Nonlocally centralized sparse representation for image restoration
Arun Dutta, Allen Gu, Irene Zhu
:
One approach to image restoration is sparse modeling. The idea behind
sparse modeling is that an image patch can be coded with a small number of
basis vectors from an over-complete dictionary and a minimization problem
can be performed. However, this method still may not produce accurate
enough reconstructions. To improve the outcome, the nonlocally centralized
sparse representation method (NCSR) introduces the idea of sparse coding
noise (the difference between sparse coefficients of the observed image and
original image). The goal of NCSR is to minimize this noise.

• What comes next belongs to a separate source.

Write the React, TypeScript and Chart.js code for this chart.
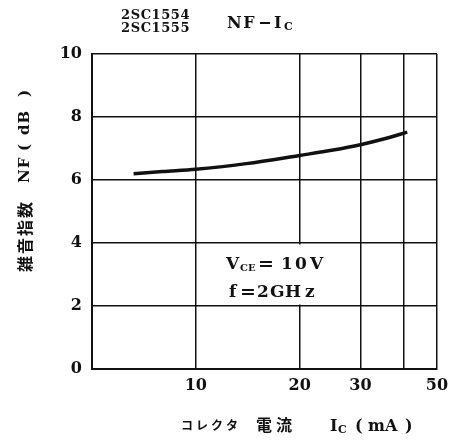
import React, { useEffect, useRef } from "react";
import { Chart, registerables } from "chart.js";

Chart.register(...registerables);

const currentMA = [6.6, 8, 10, 14, 20, 25, 30, 35, 41];
const noiseFigureDB = [6.2, 6.27, 6.34, 6.52, 6.78, 6.95, 7.12, 7.3, 7.52];
const xGridValues = [5, 10, 20, 30, 40, 50];
const xTickLabels = [10, 20, 30, 50];
const yTickStep = 2;

const SERIF = "'DejaVu Serif', serif";
const CJK = "'Noto Sans CJK JP', sans-serif";

function put(ctx: any, font: string, items: [string, number][], y: number) {
  ctx.font = font;
  for (const [t, x] of items) ctx.fillText(t, x, y);
}

const textPlugin = {
  id: "textPlugin",
  beforeDatasetsDraw(chart: any) {
    const { ctx, scales } = chart;
    const x = scales.x;
    const y = scales.y;
    const left = x.getPixelForValue(10) + 1.5;
    const right = x.getPixelForValue(27);
    const top = y.getPixelForValue(4) + 1.5;
    const bottom = y.getPixelForValue(2) - 1.5;
    ctx.save();
    ctx.fillStyle = "#fff";
    ctx.fillRect(left, top, right - left, bottom - top);
    ctx.restore();
  },
  afterDraw(chart: any) {
    const { ctx } = chart;
    ctx.save();
    ctx.fillStyle = "#111";
    ctx.textBaseline = "alphabetic";
    ctx.textAlign = "left";

    // titles
    ctx.font = `bold 13px ${SERIF}`;
    (ctx as any).letterSpacing = "0.6px";
    ctx.fillText("2SC1554", 121, 19);
    ctx.fillText("2SC1555", 121, 32);
    (ctx as any).letterSpacing = "1.5px";
    ctx.font = `bold 16px ${SERIF}`;
    ctx.fillText("NF", 227, 28);
    (ctx as any).letterSpacing = "0px";
    ctx.fillRect(260, 22, 10, 2);
    ctx.fillText("I", 274, 28);
    ctx.font = `bold 11px ${SERIF}`;
    ctx.fillText("C", 284, 30);

    // conditions
    put(ctx, `bold 17px ${SERIF}`, [["V", 226]], 269);
    put(ctx, `bold 10px ${SERIF}`, [["CE", 240]], 271);
    put(ctx, `bold 19px ${SERIF}`, [["=", 258]], 270);
    put(ctx, `bold 17px ${SERIF}`, [["1", 281], ["0", 295], ["V", 310]], 269);
    put(ctx, `bold 17px ${SERIF}`, [["f", 229]], 297);
    put(ctx, `bold 19px ${SERIF}`, [["=", 240]], 298);
    put(ctx, `bold 17px ${SERIF}`, [["2", 257], ["G", 270], ["H", 285], ["z", 305]], 297);

    // x axis title
    ctx.font = `bold 12px ${CJK}`;
    (ctx as any).letterSpacing = "3px";
    ctx.fillText("コレクタ", 181, 430);
    ctx.font = `bold 16px ${CJK}`;
    (ctx as any).letterSpacing = "4px";
    ctx.fillText("電流", 256, 431);
    (ctx as any).letterSpacing = "0px";
    ctx.font = `bold 16px ${SERIF}`;
    ctx.fillText("I", 330, 431);
    ctx.font = `bold 11px ${SERIF}`;
    ctx.fillText("C", 338, 433);
    ctx.font = `bold 16px ${SERIF}`;
    ctx.fillText("(", 355, 431);
    ctx.fillText("mA", 368, 431);
    ctx.fillText(")", 405, 431);

    // y axis title (rotated)
    ctx.translate(25, 272);
    ctx.rotate(-Math.PI / 2);
    ctx.textBaseline = "middle";
    ctx.font = `bold 16px ${CJK}`;
    (ctx as any).letterSpacing = "2px";
    ctx.fillText("雑音指数", 0, 0);
    (ctx as any).letterSpacing = "1px";
    ctx.font = `bold 15px ${SERIF}`;
    ctx.fillText("NF", 89, 0);
    ctx.fillText("(", 121, 0);
    ctx.fillText("dB", 137, 0);
    ctx.fillText(")", 175, 0);
    ctx.restore();
  },
};

export default function App() {
  const ref = useRef<HTMLCanvasElement | null>(null);
  useEffect(() => {
    document.body.style.margin = "0";
    if (!ref.current) return;
    const chart = new Chart(ref.current, {
      type: "line",
      data: {
        datasets: [
          {
            data: currentMA.map((v, i) => ({ x: v, y: noiseFigureDB[i] })),
            borderColor: "#111",
            borderWidth: 3.5,
            pointRadius: 0,
            cubicInterpolationMode: "monotone",
            fill: false,
          },
        ],
      },
      options: {
        animation: false,
        responsive: false,
        layout: { padding: { top: 54, right: 14, left: 0, bottom: 0 } },
        plugins: { legend: { display: false }, tooltip: { enabled: false } },
        scales: {
          x: {
            type: "logarithmic",
            min: 5,
            max: 50,
            afterFit: (s: any) => {
              s.height = 72;
              s.paddingRight = 0;
              s.paddingLeft = 0;
            },
            afterBuildTicks: (s: any) => {
              s.ticks = xGridValues.map((v) => ({ value: v }));
            },
            grid: { color: "#111", lineWidth: 1.5, drawTicks: false },
            border: { color: "#111", width: 2 },
            ticks: {
              autoSkip: false,
              maxRotation: 0,
              padding: 7,
              color: "#111",
              font: { family: "DejaVu Serif", weight: "bold", size: 16 },
              callback: (v: any) => (xTickLabels.includes(Number(v)) ? String(v) : ""),
            },
          },
          y: {
            min: 0,
            max: 10,
            afterFit: (s: any) => {
              s.width = 92;
              s.paddingTop = 0;
              s.paddingBottom = 0;
            },
            grid: { color: "#111", lineWidth: 1.5, drawTicks: false },
            border: { color: "#111", width: 2 },
            ticks: {
              stepSize: yTickStep,
              padding: 10,
              color: "#111",
              font: { family: "DejaVu Serif", weight: "bold", size: 16 },
            },
          },
        },
      },
      plugins: [textPlugin],
    } as any);
    return () => chart.destroy();
  }, []);
  return <canvas ref={ref} width={451} height={441} style={{ display: "block" }} />;
}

Since the sparse coefficients of the original image are unknown, we can
obtain estimates by using the nonlocal self-similarities in the degraded
image. This is where the name of the method stems from: we centralize the
sparse coding coefficients of the observed image to the estimates from
nonlocal similarities. Our project focuses on applying this algorithm in
two areas of image restoration: denoising and deblurring.


07 3:20-3:40

Image deblurring with blurred/Noisy image pairs
Huichao Ma, Buping Wang, Jiabei Zheng, Menglian Zhou
:
Photos taken under dim lighting conditions by a handheld camera are usually
either too noisy or too blurry.  In our project, we implement an image
deblurring method that takes advantage of a pair of blurred/noisy images.  We
first utilize the image pair to estimate the blur kernel using a regularized
linear least-squares method.  With this kernel, we do Richardson-Lucy
deconvolution to the residual image (blurred image minus denoised image) to
reduce ringing artifacts of standard RL algorithm.  To further reduce the
ringing artifacts, we use a gain-controlled RL deconvolution method.  This
method first calculates the gain map of the image from Gaussian pyramids and
then uses the map to suppress the contrast in smooth area, which efficiently
reduces ringing but also causes loss of the detail.  At last a detail layer is
extracted from residual RL result through an adaptive high pass filter and
added to the gain-controlled RL result to make up the detail loss.  We also
examine another deblurring method that only takes a single blurred image as
input.  We first use Fergus' algorithm to do the blind kernel estimation.
Then we implement the joint bilateral RL method to obtain the deblurred image
as well as to add more and more details progressively.  The results are
comparable to the first method, and both methods improve the deblurring
performance in the sense that the ringing artifacts are significantly
suppressed compared with the standard RL algorithm.